** start **
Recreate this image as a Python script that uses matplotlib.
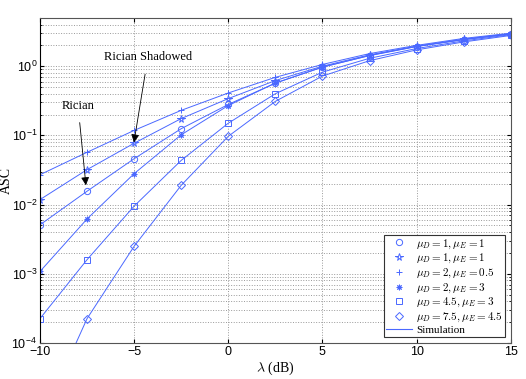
import numpy as np
import matplotlib
matplotlib.use('Agg')
import matplotlib.pyplot as plt

plt.rcParams['mathtext.fontset'] = 'cm'
plt.rcParams['font.family'] = ['Liberation Sans', 'DejaVu Sans']

snr_db = [-10, -7.5, -5, -2.5, 0, 2.5, 5, 7.5, 10, 12.5, 15]

# mu_D = 1, mu_E = 1 (circle)
asc_circle = [0.0051, 0.0156, 0.046, 0.125, 0.28, 0.57, 0.97, 1.42, 1.92, 2.42, 2.92]
# mu_D = 1, mu_E = 1 (star)
asc_star = [0.0118, 0.032, 0.077, 0.175, 0.34, 0.62, 1.0, 1.46, 1.95, 2.45, 2.95]
# mu_D = 2, mu_E = 0.5
asc_plus = [0.027, 0.057, 0.118, 0.23, 0.41, 0.69, 1.06, 1.52, 2.0, 2.52, 3.0]
# mu_D = 2, mu_E = 3
asc_aster = [0.00108, 0.0062, 0.028, 0.102, 0.27, 0.57, 0.97, 1.43, 1.93, 2.43, 2.93]
# mu_D = 4.5, mu_E = 3
asc_square = [0.000225, 0.0016, 0.0095, 0.0435, 0.15, 0.40, 0.82, 1.30, 1.80, 2.32, 2.85]
# mu_D = 7.5, mu_E = 4.5
asc_diamond = [7e-6, 0.000225, 0.0025, 0.019, 0.097, 0.31, 0.72, 1.20, 1.72, 2.24, 2.78]

labels = [r'$\mu_D=1,\mu_E=1$', r'$\mu_D=1,\mu_E=1$', r'$\mu_D=2,\mu_E=0.5$',
          r'$\mu_D=2,\mu_E=3$', r'$\mu_D=4.5,\mu_E=3$', r'$\mu_D=7.5,\mu_E=4.5$']
series = [asc_circle, asc_star, asc_plus, asc_aster, asc_square, asc_diamond]
markers = ['o', '*', '+', (8, 2, 0), 's', 'D']
msizes = [4.5, 5.5, 5, 4, 3.8, 3.8]

blue = '#4a68ff'

fig = plt.figure(figsize=(5.26, 3.79), dpi=100)
ax = fig.add_axes([0.076, 0.095, 0.895, 0.858])

for ys, mk, ms, lab in zip(series, markers, msizes, labels):
    ax.semilogy(snr_db, ys, linestyle='none', marker=mk, ms=ms, mfc='none',
                mec=blue, mew=0.7, label=lab)
for ys in series:
    ax.semilogy(snr_db, ys, '-', color=blue, lw=0.7)
ax.plot([], [], '-', color=blue, lw=0.8, label='Simulation')

ax.set_xlim(-10, 15)
ax.set_ylim(1e-4, 5)
ax.set_xticks([-10, -5, 0, 5, 10, 15])
ax.grid(True, which='major', linestyle=':', color='#999999', lw=0.7)
ax.grid(True, which='minor', axis='y', linestyle=':', color='#999999', lw=0.7)
ax.tick_params(direction='in', which='both', top=True, right=True, labelsize=9,
               pad=2)
ax.tick_params(which='major', length=3)
ax.tick_params(which='minor', length=1.5)
for sp in ax.spines.values():
    sp.set_color('#555555')
ax.spines['left'].set_color('k')

ax.set_xlabel(r'$\lambda$ (dB)', family='Liberation Serif', fontsize=10, labelpad=1)
ax.set_ylabel('ASC', family='Liberation Serif', fontsize=10)
ax.yaxis.set_label_coords(-0.058, 0.5)

ax.annotate('Rician Shadowed', xy=(-5.01, 0.079), xytext=(-4.27, 1.35),
            family='Liberation Serif', fontsize=9, ha='center', va='center',
            arrowprops=dict(arrowstyle='-|>', color='k', lw=0.6,
                            mutation_scale=12, shrinkA=6, shrinkB=0))
ax.annotate('Rician', xy=(-7.56, 0.019), xytext=(-7.98, 0.27),
            family='Liberation Serif', fontsize=9, ha='center', va='center',
            arrowprops=dict(arrowstyle='-|>', color='k', lw=0.6,
                            mutation_scale=12, shrinkA=6, shrinkB=0))

leg = ax.legend(loc='lower right', prop={'family': 'Liberation Serif', 'size': 8},
                fancybox=False, edgecolor='#333333', framealpha=1, borderpad=0.2,
                labelspacing=0.12, handlelength=2.3, handletextpad=0.4,
                borderaxespad=0.5)
leg.get_frame().set_linewidth(0.8)

fig.savefig('out.png', dpi=100)
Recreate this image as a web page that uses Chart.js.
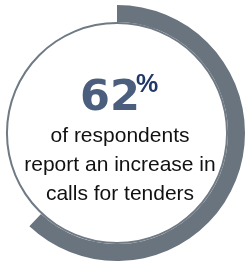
<!DOCTYPE html>
<html>
<head>
<meta charset="utf-8">
<script src="https://cdn.jsdelivr.net/npm/chart.js@4"></script>
<style>
  html,body{margin:0;padding:0;background:#fff;overflow:hidden;}
  body{width:247px;height:266px;position:relative;}
  #wrap{position:absolute;left:-11px;top:5px;width:256px;height:256px;}
  .big{position:absolute;left:80px;top:74px;font:bold 43px/43px "DejaVu Sans",sans-serif;color:#4b5e7e;white-space:nowrap;}
  .pct{position:absolute;left:136px;top:71px;font:bold 25px/25px "Liberation Sans",Arial,sans-serif;color:#1f3867;white-space:nowrap;}
  .sub{position:absolute;left:0;top:120px;width:240px;text-align:center;font:21px/29px "Liberation Sans",Arial,sans-serif;color:#111;}
</style>
</head>
<body>
<div id="wrap"><canvas id="c" width="256" height="256"></canvas></div>
<div class="big">62</div>
<div class="pct">%</div>
<div class="sub">of respondents<br>report an increase in<br>calls for tenders</div>
<script>
// share of respondents (percent)
const labels = ["Increase", "Other"];
const shareValues = [62, 38];
const outlineValues = [100];

new Chart(document.getElementById('c').getContext('2d'), {
  type: 'doughnut',
  data: {
    labels: labels,
    datasets: [
      {data: shareValues, backgroundColor: ['#69747e', 'rgba(0,0,0,0)'], borderWidth: 0, weight: 17},
      {data: outlineValues, backgroundColor: ['#6f7a84'], borderWidth: 0, weight: 2}
    ]
  },
  options: {
    responsive: false,
    animation: false,
    cutout: '85.2%',
    layout: {padding: 0},
    plugins: {legend: {display: false}, tooltip: {enabled: false}}
  }
});
</script>
</body>
</html>
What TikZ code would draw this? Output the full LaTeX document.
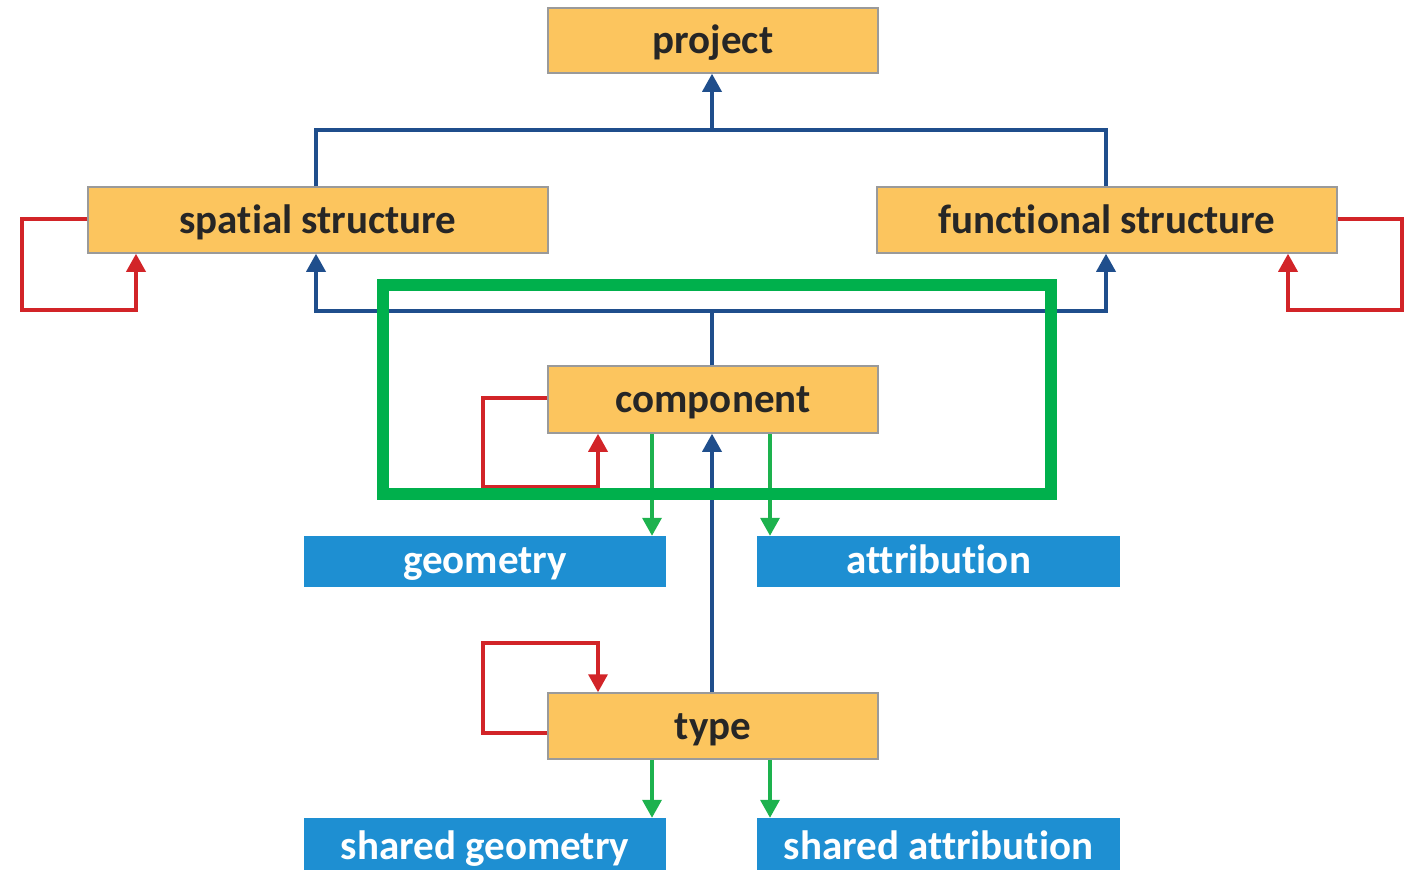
** end **
## [Stated exercise]
Your task is to return the lines above, from the first one up to and including the line containing "plt.rcParams['font.family'] = ['Liberation", minus any pictures.

## [Task output]
Recreate this image as a Python script that uses matplotlib.
import numpy as np
import matplotlib
matplotlib.use('Agg')
import matplotlib.pyplot as plt

plt.rcParams['mathtext.fontset'] = 'cm'
plt.rcParams['font.family'] = ['Liberation Sans', 'DejaVu Sans']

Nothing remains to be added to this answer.